■ TASK: Exclude images, then output the remaining data verbatim.

__________

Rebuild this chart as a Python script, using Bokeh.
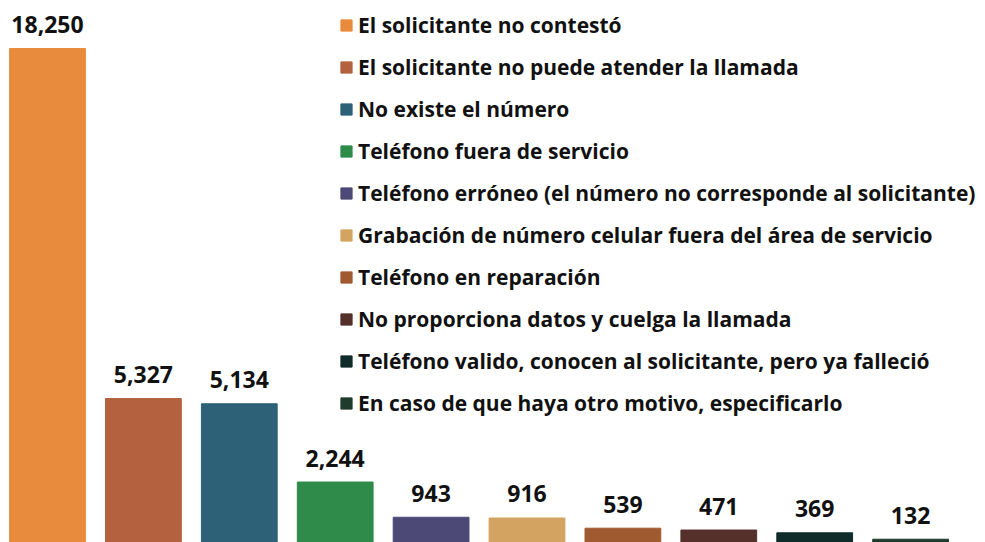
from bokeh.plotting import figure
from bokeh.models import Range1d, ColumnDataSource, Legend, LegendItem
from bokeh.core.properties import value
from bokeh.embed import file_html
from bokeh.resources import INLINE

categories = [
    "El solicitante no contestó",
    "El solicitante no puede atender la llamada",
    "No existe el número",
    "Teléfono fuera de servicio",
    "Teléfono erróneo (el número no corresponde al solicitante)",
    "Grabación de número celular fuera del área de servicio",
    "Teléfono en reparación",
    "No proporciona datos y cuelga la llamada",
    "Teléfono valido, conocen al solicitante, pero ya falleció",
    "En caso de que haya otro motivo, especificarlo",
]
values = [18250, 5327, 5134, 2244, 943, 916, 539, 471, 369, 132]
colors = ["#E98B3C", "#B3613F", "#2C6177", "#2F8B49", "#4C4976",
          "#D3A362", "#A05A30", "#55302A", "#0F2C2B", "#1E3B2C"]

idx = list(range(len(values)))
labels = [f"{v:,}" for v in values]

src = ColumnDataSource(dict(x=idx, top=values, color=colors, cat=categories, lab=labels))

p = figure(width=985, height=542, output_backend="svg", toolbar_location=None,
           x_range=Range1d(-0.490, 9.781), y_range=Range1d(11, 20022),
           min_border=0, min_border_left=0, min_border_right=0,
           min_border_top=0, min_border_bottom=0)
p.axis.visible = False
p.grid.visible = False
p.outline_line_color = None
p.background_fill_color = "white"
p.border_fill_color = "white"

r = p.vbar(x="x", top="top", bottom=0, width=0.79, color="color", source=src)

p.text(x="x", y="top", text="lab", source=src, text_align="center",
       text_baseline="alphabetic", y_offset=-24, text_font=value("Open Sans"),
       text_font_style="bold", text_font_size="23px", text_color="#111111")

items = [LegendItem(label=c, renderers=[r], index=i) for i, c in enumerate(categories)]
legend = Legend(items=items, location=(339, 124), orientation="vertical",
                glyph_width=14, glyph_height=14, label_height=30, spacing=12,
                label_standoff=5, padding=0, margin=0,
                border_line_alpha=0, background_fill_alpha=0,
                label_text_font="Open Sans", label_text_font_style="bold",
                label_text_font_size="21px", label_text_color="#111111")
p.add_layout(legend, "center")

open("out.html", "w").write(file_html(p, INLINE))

__________

■ RIGHT ANSWER:
Rebuild this chart as a Python script, using Bokeh.
from bokeh.plotting import figure
from bokeh.models import Range1d, ColumnDataSource, Legend, LegendItem
from bokeh.core.properties import value
from bokeh.embed import file_html
from bokeh.resources import INLINE

categories = [
    "El solicitante no contestó",
    "El solicitante no puede atender la llamada",
    "No existe el número",
    "Teléfono fuera de servicio",
    "Teléfono erróneo (el número no corresponde al solicitante)",
    "Grabación de número celular fuera del área de servicio",
    "Teléfono en reparación",
    "No proporciona datos y cuelga la llamada",
    "Teléfono valido, conocen al solicitante, pero ya falleció",
    "En caso de que haya otro motivo, especificarlo",
]
values = [18250, 5327, 5134, 2244, 943, 916, 539, 471, 369, 132]
colors = ["#E98B3C", "#B3613F", "#2C6177", "#2F8B49", "#4C4976",
          "#D3A362", "#A05A30", "#55302A", "#0F2C2B", "#1E3B2C"]

idx = list(range(len(values)))
labels = [f"{v:,}" for v in values]

src = ColumnDataSource(dict(x=idx, top=values, color=colors, cat=categories, lab=labels))

p = figure(width=985, height=542, output_backend="svg", toolbar_location=None,
           x_range=Range1d(-0.490, 9.781), y_range=Range1d(11, 20022),
           min_border=0, min_border_left=0, min_border_right=0,
           min_border_top=0, min_border_bottom=0)
p.axis.visible = False
p.grid.visible = False
p.outline_line_color = None
p.background_fill_color = "white"
p.border_fill_color = "white"

r = p.vbar(x="x", top="top", bottom=0, width=0.79, color="color", source=src)

p.text(x="x", y="top", text="lab", source=src, text_align="center",
       text_baseline="alphabetic", y_offset=-24, text_font=value("Open Sans"),
       text_font_style="bold", text_font_size="23px", text_color="#111111")

items = [LegendItem(label=c, renderers=[r], index=i) for i, c in enumerate(categories)]
legend = Legend(items=items, location=(339, 124), orientation="vertical",
                glyph_width=14, glyph_height=14, label_height=30, spacing=12,
                label_standoff=5, padding=0, margin=0,
                border_line_alpha=0, background_fill_alpha=0,
                label_text_font="Open Sans", label_text_font_style="bold",
                label_text_font_size="21px", label_text_color="#111111")
p.add_layout(legend, "center")

open("out.html", "w").write(file_html(p, INLINE))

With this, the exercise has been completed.